The final meal: chicken curry, coconut rice, and mkatra foutra bread. 
To go with this, I made riz au lait de coco de Comores, or what I call Comorian coconut rice. It was fairly easy to make; it’s essentially the same way I make steamed rice, but instead of water, I used coconut milk. But I think using the coconut milk makes it a little harder. It boiled a lot faster than I imagined, and I think it didn’t take nearly as long as the recipe called for. I think it may have contributed to the fact that the rice got a little scorched on the bottom of the pan.  But it still went well with the chicken curry. 

To go with all of this, I made a drink for myself. All of the island countries have some of the best drinks. I found a recipe for a drink called Punch Coco. (I’m sure Coco Chanel might have suggested a different name.)  It sounded wonderful, mixing coconut milk, sweetened condensed milk, lime juice, white rum (I used a vanilla rum), with a pinch of cinnamon and nutmeg as garnish. Well, it called to mix all of this in a shaker with ice then add the garnish (and a vanilla pod, but I didn’t feel like paying $7 for just two pods). I don’t have a shaker (I should get one though), so I just mixed it in a glass and stirred.
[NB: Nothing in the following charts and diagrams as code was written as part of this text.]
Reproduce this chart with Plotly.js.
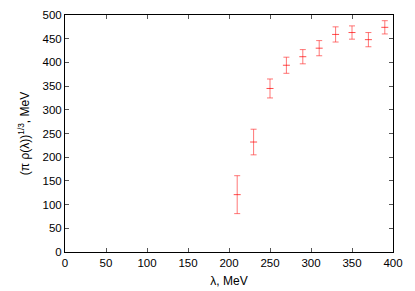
<!DOCTYPE html>
<html><head><meta charset="utf-8">
<script src="https://cdn.plot.ly/plotly-3.0.1.min.js"></script>
<style>html,body{margin:0;padding:0;background:#fff}#c{width:415px;height:291px}</style>
</head><body><div id="c"></div>
<script>
var lambda = [210, 230, 250, 270, 290, 310, 330, 350, 370, 390];
var value = [121, 232, 345, 394, 412, 430, 459, 463, 448, 474];
var error = [40, 27, 20, 17, 15, 16, 16, 14, 15, 14];
var xTicks = [0, 50, 100, 150, 200, 250, 300, 350, 400];
var yTicks = [0, 50, 100, 150, 200, 250, 300, 350, 400, 450, 500];

var trace = {
  x: lambda, y: value, type: 'scatter', mode: 'markers',
  marker: {symbol: 'line-ew', size: 5, line: {color: 'rgba(255,0,0,0.7)', width: 1}},
  error_y: {type: 'data', array: error, visible: true, color: 'rgba(255,60,60,0.7)', thickness: 1, width: 3},
  showlegend: false
};
var font = {family: 'Liberation Sans, Arial, sans-serif', size: 11.5, color: '#000'};
var tfont = {family: 'Liberation Sans, Arial, sans-serif', size: 12, color: '#000'};
var layout = {
  width: 415, height: 291,
  margin: {l: 65, r: 22, t: 15, b: 39},
  paper_bgcolor: '#fff', plot_bgcolor: '#fff',
  font: font,
  xaxis: {
    range: [0, 400], tickvals: xTicks, ticktext: xTicks.map(String),
    ticks: 'inside', ticklen: 4, tickcolor: '#555', mirror: 'ticks',
    showline: true, linecolor: '#000', linewidth: 1, showgrid: false, zeroline: false,
    tickfont: font,
    title: {text: 'λ, MeV', font: tfont, standoff: 8}
  },
  yaxis: {
    range: [0, 500], tickvals: yTicks, ticktext: yTicks.map(String),
    ticks: 'inside', ticklen: 4, tickcolor: '#555', mirror: 'ticks',
    showline: true, linecolor: '#000', linewidth: 1, showgrid: false, zeroline: false,
    tickfont: font,
    title: {text: '(π ρ(λ))<sup>1/3</sup>, MeV', font: tfont, standoff: 10}
  }
};
Plotly.newPlot('c', [trace], layout, {staticPlot: true, displayModeBar: false});
</script></body></html>
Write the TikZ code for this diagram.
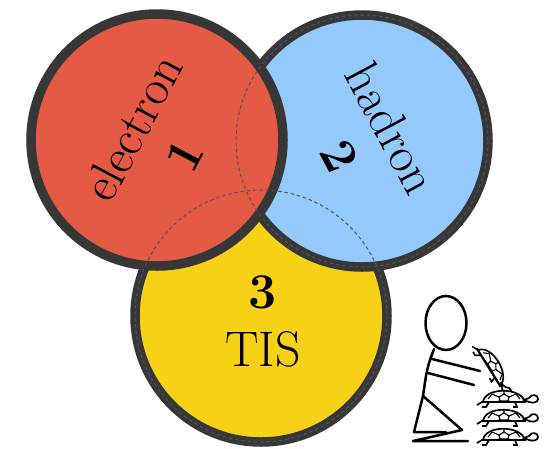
\documentclass[tikz,border=0pt]{standalone}
\usepackage{tikz}
\definecolor{redset}{RGB}{228,90,68}
\definecolor{blueset}{RGB}{148,201,254}
\definecolor{yellowset}{RGB}{247,209,22}
\definecolor{rim}{RGB}{55,55,55}
\tikzset{
  setdisc/.style={circle, minimum size=252pt, inner sep=0pt, draw=rim, line width=9.5pt},
  hidden/.style={draw=rim!85, line width=1pt, dash pattern=on 3.5pt off 2.8pt},
  setlabel/.style={font=\fontsize{50}{58}\selectfont, inner sep=0pt, align=center},
  ink/.style={line width=2.5pt, line cap=round, line join=round},
  turtle/.pic={
    % shell dome
    \draw[line width=1.7pt, fill=white] (-21,0) .. controls (-19,-15) and (17,-15) .. (21,0) -- cycle;
    % shell plates
    \draw[line width=1.1pt] (-5,-5) -- (0,-8) -- (5,-5) -- (4,-1) -- (-4,-1) -- cycle;
    \draw[line width=1.1pt] (0,-8) -- (0,-11) (-5,-5) -- (-12,-8) (5,-5) -- (12,-8)
      (-4,-1) -- (-10,0) (4,-1) -- (10,0) (-12,-8) -- (-16,-3) (12,-8) -- (16,-3);
    % rim
    \draw[line width=2pt] (-23,0) -- (22,0);
    % head and neck
    \draw[line width=1.7pt, fill=white] (20,-2) -- (25,-4) .. controls (28,-9) and (34,-7) .. (34,-3)
      .. controls (34,1) and (28,1) .. (25,0) -- cycle;
    % legs and tail
    \draw[line width=1.7pt] (-15,0) -- (-18,5) -- (-22,5) (11,0) -- (13,5) -- (9,5) (-22,0) -- (-27,3);
  }
}
\begin{document}
\begin{tikzpicture}[x=1pt, y=-1pt]
  \useasboundingbox (0,0) rectangle (549,448);

  % the three sets, back to front
  \node[setdisc, fill=yellowset] (tis) at (261,316) {};
  \node[setdisc, fill=blueset] (hadron) at (362,141) {};
  \node[setdisc, fill=redset] (electron) at (157,140) {};

  % outlines hidden under the front discs
  \draw[hidden] (tis.center) circle (126);
  \draw[hidden] (hadron.center) circle (126);

  % set labels
  \node[setlabel, rotate=62] (eleclabel) at (158,141) {electron\\\textbf{1}};
  \node[setlabel, rotate=-62] (hadlabel) at (366,142) {hadron\\\textbf{2}};
  \node[setlabel] (tislabel) at (263,321) {\textbf{3}\\TIS};

  % kneeling figure stacking turtles
  \draw[ink] (446,323) ellipse (20.5 and 27);
  \draw[ink] (434,349) .. controls (427,368) .. (423,396);
  \draw[ink] (423,396) -- (462,430) -- (413,441) (413,441) -- (468,441);
  \draw[ink] (423,396) -- (414,432) -- (446,432);
  \draw[ink] (432,359) -- (480,371);
  \draw[ink] (428,373) -- (474,385);

  % turtle in hand
  \pic[rotate=-58] at (489,368) {turtle};
  % stack of turtles
  \pic at (504,402) {turtle};
  \pic at (504,421) {turtle};
  \pic at (504,440) {turtle};
\end{tikzpicture}
\end{document}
It wasn’t quite the same: the lime juice caused the coconut milk to break up, and it became clumpy. What I should’ve done was put it in my blender to break up the ice and mix it lightly. It tasted good at first, but I found that mixing the vanilla rum in pre-made mocha iced coffee was a far better drink.
Rich, frothy, thick -- the vanilla rum was a good idea. 
For a country that I knew very little about, and most people I know haven’t even heard of, this turned out to be a very interesting country. And it falls into the category of countries that I wish were more stable so that I could go visit them (assuming I ever have a time when my kids aren’t sucking every last dime out of me). Tourism in this country is still struggling because of the instability of the government, but I’m hoping that they will gain some governmental and economic stability in the future, not only for its own citizens, but for people who want to visit this tiny gem in the Indian Ocean. I liked the music and the food, and it sort of prides me that I now know some random facts about a place most people didn’t realize exist. Who knew this small group of islands had so much to offer?